Whenever I have my test paper blank, I use to leave the words "I'm sorry" at the bottom of the page.
illini wrote:My test misadventures were on AP Statistics and AP Literature both my senior year. A little context: i'm fed up with school, i'm a week and a half away from graduating, i honestly could not have given less of a shit about either test (i got 3/5 on both which is considered passing)
Statistics they give you ALOT of space to do your work. Obviously i had no idea what the fuck i was doing and the rare occassions i did it was on my TI-83..so i drew smiley faces in all the blank spots and wrote little notes to the graders such as "well, i didnt use this space so i drew a smiley. Have a nice day grading my paper"

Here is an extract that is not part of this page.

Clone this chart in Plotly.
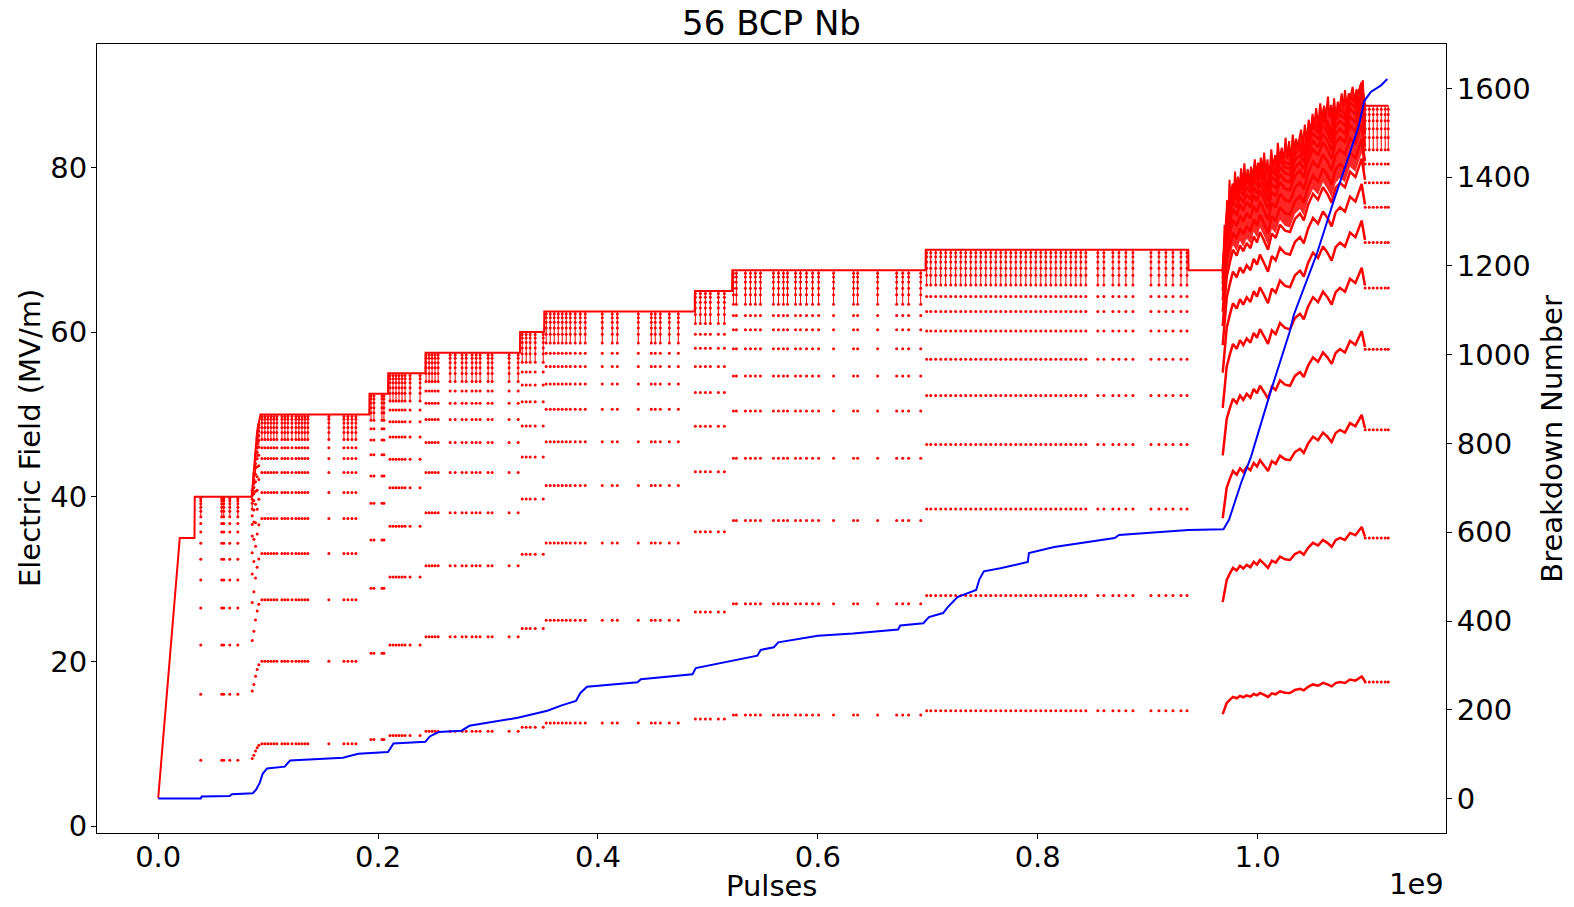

Literature I was on my last essay, the other 2 had fucking tested me and i cant remember the exact question, but i know i was supposed to be comparing frost and dickinson's views of death. After get about 3.5 paragraphs in (including a Red Hot Chili Peppers reference about Under the Bridge fitting in how one of them viewed death as a companion who knew them well) I ran out of shit to say. This was my last AP test so i finished up what i was writing and then made a new paragraph similar to this: "Well AP reader, i'm officially out of things to say. This is the 3rd essay i've written in the past 45 minutes, i'm about a week away from graduating, and my brain is fried. I've decided i'm done with this and am going to take a nap. Hope your not as bored as I am." I then proceeded to close my test book put my head down on the desk, and wallow in the gloriousness of being for all intents and purposes done with high school
The best i've heard though...someone wrote in the middle of an AP essay "Its like jacking off in the shower, everybody does it but nobody talks about it"
Qballer wrote:illini wrote:My test misadventures were on AP Statistics and AP Literature both my senior year. A little context: i'm fed up with school, i'm a week and a half away from graduating, i honestly could not have given less of a shit about either test (i got 3/5 on both which is considered passing)
Statistics they give you ALOT of space to do your work. Obviously i had no idea what the fuck i was doing and the rare occassions i did it was on my TI-83..so i drew smiley faces in all the blank spots and wrote little notes to the graders such as "well, i didnt use this space so i drew a smiley. Have a nice day grading my paper"
Literature I was on my last essay, the other 2 had fucking tested me and i cant remember the exact question, but i know i was supposed to be comparing frost and dickinson's views of death. After get about 3.5 paragraphs in (including a Red Hot Chili Peppers reference about Under the Bridge fitting in how one of them viewed death as a companion who knew them well) I ran out of shit to say. This was my last AP test so i finished up what i was writing and then made a new paragraph similar to this: "Well AP reader, i'm officially out of things to say. This is the 3rd essay i've written in the past 45 minutes, i'm about a week away from graduating, and my brain is fried. I've decided i'm done with this and am going to take a nap. Hope your not as bored as I am." I then proceeded to close my test book put my head down on the desk, and wallow in the gloriousness of being for all intents and purposes done with high school
The best i've heard though...someone wrote in the middle of an AP essay "Its like jacking off in the shower, everybody does it but nobody talks about it"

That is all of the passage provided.